Redfin also misrepresented ITIF’s recommendation, according to Castro.
“We say ‘state policymakers should require brokers to provide open access to their real estate listings.'” he said. “So we don’t actually take a position on the issue of long-term rights to photographs (they [Kelman and Goyer] reference the issue of photos of children’s bedrooms).”
Castro further noted that ITIF’s proposed requirement to make listings data open was not restricted to MLS entries, but also to portals such as Zillow. So agents would not be able to escape the requirement by posting to Zillow or any other portal, he said.
And he told Inman that it imposes unnecessary barriers to have every listing require permission from the listing agent and to always credit said listing agents, as is current practice, and as Redfin’s piece supports. Also, Castro said that it was “absurd” from a consumer perspective to say listing agents required such incentives to share property data.
Castro argued that the reason only the biggest companies presently have access to the most comprehensive listing data is because of the current barriers to entry for smaller companies, and noted that Redfin itself had acknowledged market inefficiencies with the current system.
“How long will it take for the market to solve this on its own? At this point, it’s not clear that this issue will be resolved anytime soon without outside intervention,” he said.
In its blog post, Redfin said it had not experienced discrimination from NAR or MLSs as a low-fee brokerage, though ITIF’s study referred to discrimination that had taken place against low-fee brokers in general, not Redfin specifically, when NAR and its affiliated MLSs instituted rules that allegedly inhibited competition from Internet brokers.

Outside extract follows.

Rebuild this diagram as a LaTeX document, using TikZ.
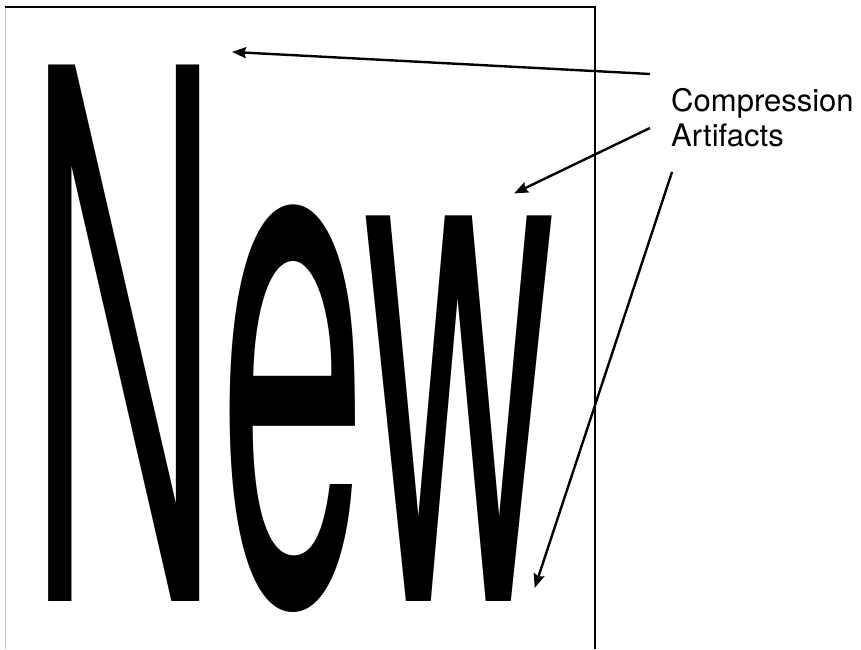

NAR scrapped those rules after the U.S. Department of Justice sued the trade group and the two entities entered into a 10-year settlement agreement that expires in 2018.
The “big question” is what will happen once that agreement expires, according to Castro.
“Providing open access to real estate data would be one way to get ahead of any potential anti-competitive actions that individual MLSs might take,” he said.